Moreover, both conservatives and liberals, as reflected by presidential candidates Donald Trump and Joe Biden, are fiercely committed to the welfare-warfare state way of life, which is antithetical to the principles of liberty. And no matter how bad things get, conservatives and liberals become more determined to maintain the iron grip of the welfare-warfare state on American life, under the guise of protecting "freedom" and "national security."
Moreover, the libertarian movement is now filled with people who have made peace with either the welfare state (especially with respect to Social Security and Medicare) or the warfare state (especially with respect to the Pentagon, the CIA, and the NSA) or both and have committed their efforts to reforming, not repealing, them. Moreover, in large part the libertarian brand has become nothing more than a libertarian-conservative hash, and the libertarian movement has become nothing more than a revolving door for conservatives who have become disenchanted with the conservative philosophy or the conservative movement
So, what hope is there for freedom under these bad circumstances?
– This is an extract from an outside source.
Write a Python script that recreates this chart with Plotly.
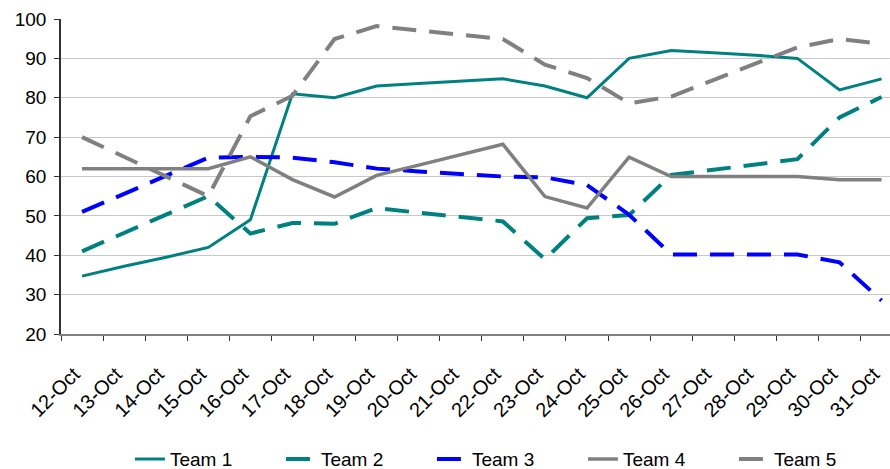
import plotly.graph_objects as go

dates = ["12-Oct", "13-Oct", "14-Oct", "15-Oct", "16-Oct", "17-Oct", "18-Oct", "19-Oct", "20-Oct", "21-Oct",
         "22-Oct", "23-Oct", "24-Oct", "25-Oct", "26-Oct", "27-Oct", "28-Oct", "29-Oct", "30-Oct", "31-Oct"]

team1 = [34.7, 37.2, 39.5, 42, 49, 81, 80, 83, 83.6, 84.2, 84.8, 83, 80, 90, 92, 91.4, 90.8, 90, 82, 84.8]
team2 = [41, 45.7, 50.3, 55, 45.5, 48.2, 48, 52, 50.8, 49.7, 48.6, 39, 49.4, 50.2, 60.4, 61.7, 63, 64.4, 75, 80.2]
team3 = [51, 55.6, 60.2, 64.8, 65, 64.8, 63.6, 62, 61.3, 60.6, 60, 59.8, 57.8, 50.3, 40.2, 40.2, 40.2, 40.2, 38.2, 28.5]
team4 = [62, 62, 62, 62, 65, 59.2, 54.8, 60.3, 62.9, 65.6, 68.2, 54.9, 52, 64.9, 60, 60, 60, 60, 59.2, 59.2]
team5 = [70, 65, 60, 55, 75.3, 80.5, 94.9, 98.2, 97.1, 96, 94.9, 88.4, 85, 78.6, 80.3, 84.5, 88.7, 92.8, 94.9, 93.7]

names = ["Team 1", "Team 2", "Team 3", "Team 4", "Team 5"]
series = [team1, team2, team3, team4, team5]
colors = ["#008080", "#008080", "#0000FF", "#808080", "#808080"]
dashes = ["solid", "24px,13px", "24px,13px", "solid", "24px,13px"]
widths = [3, 4, 4, 3.5, 4]

font_family = "Liberation Sans, Arial, sans-serif"

fig = go.Figure()
for n, s, c, d, w in zip(names, series, colors, dashes, widths):
    fig.add_trace(go.Scatter(x=dates, y=s, mode="lines", name=n,
                             line=dict(color=c, dash=d, width=w)))

fig.update_layout(
    width=890, height=469,
    margin=dict(l=61, r=0, t=19, b=135),
    paper_bgcolor="white", plot_bgcolor="white",
    font=dict(family=font_family, size=18, color="#000000"),
    showlegend=True,
    legend=dict(orientation="h", x=0.146, xanchor="left", xref="container",
                y=0.021, yanchor="middle", yref="container",
                font=dict(size=19), tracegroupgap=0,
                entrywidth=106, entrywidthmode="pixels",
                bgcolor="rgba(0,0,0,0)"),
)
fig.update_xaxes(type="category", range=[-0.5, 19.2], tickangle=-45,
                 showgrid=False, showline=True, linecolor="#808080", linewidth=1.5,
                 ticks="outside", ticklen=5, tickcolor="#333333", tickson="boundaries",
                 ticklabelstandoff=19, ticklabelshift=-8,
                 tickfont=dict(size=20, family=font_family))
fig.update_yaxes(range=[20, 100], dtick=10, showgrid=True, gridcolor="#C8C8C8", gridwidth=1,
                 showline=True, linecolor="#333333", linewidth=1.5,
                 ticks="outside", ticklen=5, tickcolor="#333333", ticklabelstandoff=4,
                 zeroline=False, tickfont=dict(size=19, family=font_family))

fig.write_html("out.html")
Should we all now just accept that freedom is impossible and become welfare-warfare state reformers?
One thing is for sure: the road to freedom lies not in reform measures, which necessarily leave infringements on liberty intact. The road to freedom lies in making the case for liberty, which necessarily entails repealing infringements on liberty.
In the late 1800s, Americans were living under a system that had no income taxation, Social Security, Medicare, welfare state, drug laws, Federal Reserve, fiat (i.e., paper) money, immigration controls, licensing laws, zoning laws, Pentagon, military industrial complex, CIA, NSA, indefinite detention, state-sponsored assassinations, secret mass surveillance, and other massive infringements on liberty that we live under today.
Now, whenever I point this out, reform-oriented elements within the libertarian movement go on the attack against me. They exclaim, "Jacob, you are saying that the 19th century was a libertarian panacea, which it clearly wasn't!"
So, let me make it clear (once again): I am NOT saying that the 19th century was a libertarian panacea. I acknowledge that it wasn't. I am simply saying that 19th-century Americans achieved a society without the massive infringements on liberty mentioned above that we live under today.
Why is that important? Because it shows that it is possible to achieve a society without those massive infringements! That's what libertarian reformists do not want people to focus on. They want people to believe that genuine liberty is impossible to achieve — that it is a utopia — and therefore that libertarians and others should simply settle for reform measures and call them "free market approaches."
So, that's the first point: Freedom is possible.